Does Water Temperature Matter When Washing Your Hands?

With cases of the Delta variant of COVID-19 on the rise in some states, using good hygiene to prevent the virus spread is imperative. And handwashing is one of the many ways to cut down on germs. The Centers for Disease Control and Prevention (CDC) recommends washing your hands often with soap and water for at least 20 seconds, especially if you have been in a public place or in contact with a lot of germs.

But what isn't mentioned as frequently is what the water temperature should be when washing your hands. According to the CDC's handwashing guidelines, warm and cold temperatures are equally effective for the removal of microbes, the tiny living organisms that can cause disease (via CDC). However, warm water can cause negative impacts like skin irritation, according to the CDC. It also uses more energy to heat water, meaning cooler water is more environmentally friendly.

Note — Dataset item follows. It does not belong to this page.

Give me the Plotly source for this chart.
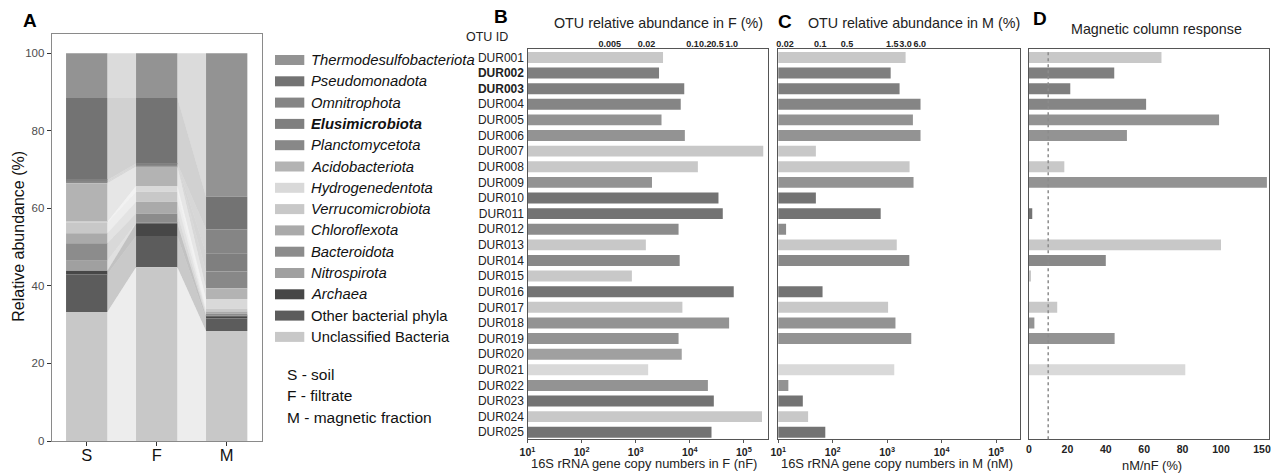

The science behind handwashing water temperatures

A 2017 Rutgers University study echoed the CDC, finding that cold water removed the same amount of bacteria as warm water. The study also found that bacteria was eliminated by washing hands for as little as 10 seconds (via Rutgers University). In contrast, adding to the handwashing temperature debate is the U.S. Food and Drug Administration's advice that water should be 100 degrees Fahrenheit for handwashing, in order to fully remove oils that might harbor bacteria (via ABC7 Chicago). It's unclear if this is for hygiene or for food safety reasons.

If you are still unsure about what temperature is best, go with your preferred temperature and use enough water to lather the soap. If there is a water contamination concern, use hand sanitizer of at least 60% alcohol as a second line of defense, according to the CDC. You can also use the trick of humming the "Happy Birthday" song while you wash to make sure you've done your full 20 seconds.